The most outrageous suggestion doing the rounds of public discourse is that we have these regular messes because our planning is faulty. Consider the obverse: That we have become masters of deliberate mis-planning. Indians are masters at planning and anticipating problems. Ask the banking and insurance industry. They budget their daily expenses and plan their lives to a great amount of detail, starting with the thrift that helps them accumulate some wealth, followed by the careful investments that help them multiply their money, and then the legacies they leave to their children, keeping enough for their retired and old-age existence. It is only when it comes to public funds that we are irresponsible.
The Master Plan for Delhi, completed in 2006, had anticipated the need for a “suitable area of about 200 hectares (which) shall be reserved for international sports events.” But this proposal, like much else in the weekly amended ‘Master’ Plan, has been rendered meaningless. Considering that hosting the games in Delhi entails the shutting down of daily life in the city, an alternative location for sports infrastructure could have received serious attention. There is sufficient space for a world-class sports city, both within Delhi’s borders and in the NCR. This could have been a rare display of world-class planning. Instead, we will have stadiums where each event will unleash chaos on the roads and inconvenience for the citizens.

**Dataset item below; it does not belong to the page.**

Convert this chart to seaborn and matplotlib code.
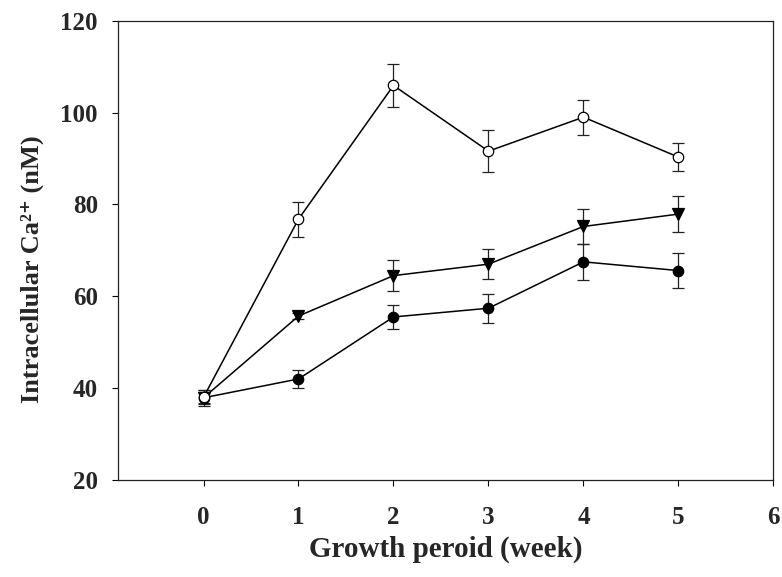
import matplotlib
matplotlib.use("Agg")
import matplotlib.pyplot as plt
import seaborn as sns
import pandas as pd
import numpy as np

weeks = [0, 1, 2, 3, 4, 5]
open_circle = [38.0, 76.8, 105.9, 91.6, 99.0, 90.3]
open_circle_err = [1.5, 3.8, 4.7, 4.5, 3.8, 3.1]
triangle = [37.9, 55.7, 64.5, 67.0, 75.2, 77.9]
triangle_err = [1.2, 0.6, 3.4, 3.2, 3.9, 3.9]
filled_circle = [37.9, 42.0, 55.5, 57.4, 67.5, 65.6]
filled_circle_err = [1.75, 1.9, 2.6, 3.2, 3.9, 3.9]

x_ticks = [0, 1, 2, 3, 4, 5, 6]
y_ticks = [20, 40, 60, 80, 100, 120]

sns.set_theme(style="ticks")
plt.rcParams['font.family'] = ['Liberation Serif', 'DejaVu Serif']

fig = plt.figure(figsize=(7.82, 5.77), dpi=100)
ax = fig.add_axes([0.1509, 0.1681, 0.9891 - 0.1509, 0.9641 - 0.1681])

series = [
    (filled_circle, filled_circle_err, 'o', 7.5, 'black'),
    (triangle, triangle_err, 'v', 8.5, 'black'),
    (open_circle, open_circle_err, 'o', 7.5, 'white'),
]

for vals, errs, mk, ms, fc in series:
    df = pd.DataFrame({'week': weeks, 'val': vals})
    ax.errorbar(weeks, vals, yerr=errs, fmt='none', ecolor='#222222',
                elinewidth=0.9, capsize=4.5, capthick=0.9, zorder=2)
    sns.lineplot(data=df, x='week', y='val', ax=ax, color='black',
                 linewidth=1.1, marker=mk, markersize=ms,
                 markerfacecolor=fc, markeredgecolor='black',
                 markeredgewidth=0.9, zorder=3)

ax.set_xlim(-0.9, 6)
ax.set_ylim(20, 120)
ax.set_xticks(x_ticks)
ax.set_yticks(y_ticks)
ax.set_xticklabels([str(t) for t in x_ticks], fontsize=18, fontweight='bold')
ax.set_yticklabels([str(t) for t in y_ticks], fontsize=18, fontweight='bold')
ax.tick_params(axis='both', direction='out', length=4.5, width=0.8,
               color='black', top=False, right=False)
ax.tick_params(axis='y', pad=10)
ax.tick_params(axis='x', pad=14)

for sp in ax.spines.values():
    sp.set_visible(True)
    sp.set_linewidth(0.9)
    sp.set_color('#222222')

ax.set_xlabel('Growth peroid (week)', fontsize=21, fontweight='bold', labelpad=5)
ax.set_ylabel('Intracellular Ca\u00b2\u207a (nM)', fontsize=19,
              fontweight='bold', labelpad=12)
ax.yaxis.label.set_y(0.46)

fig.savefig('out.png', dpi=100, facecolor='white')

Being ‘world class’ is not a recognisable physical condition or a popular mirage; rather, it reflects the ethos and dignity of common wealth. Such events are rare opportunities to demonstrate what it means to live and work with dignity. The merchandisers for the Games might sell us ‘I love Delhi’ flags this October, but we will wave them with zero conviction, like the audience of a ‘reality’ show, prompted to clap and prompted to laugh. We will celebrate the ersatz dreams of a wayward society, neither world class nor proudly Indian.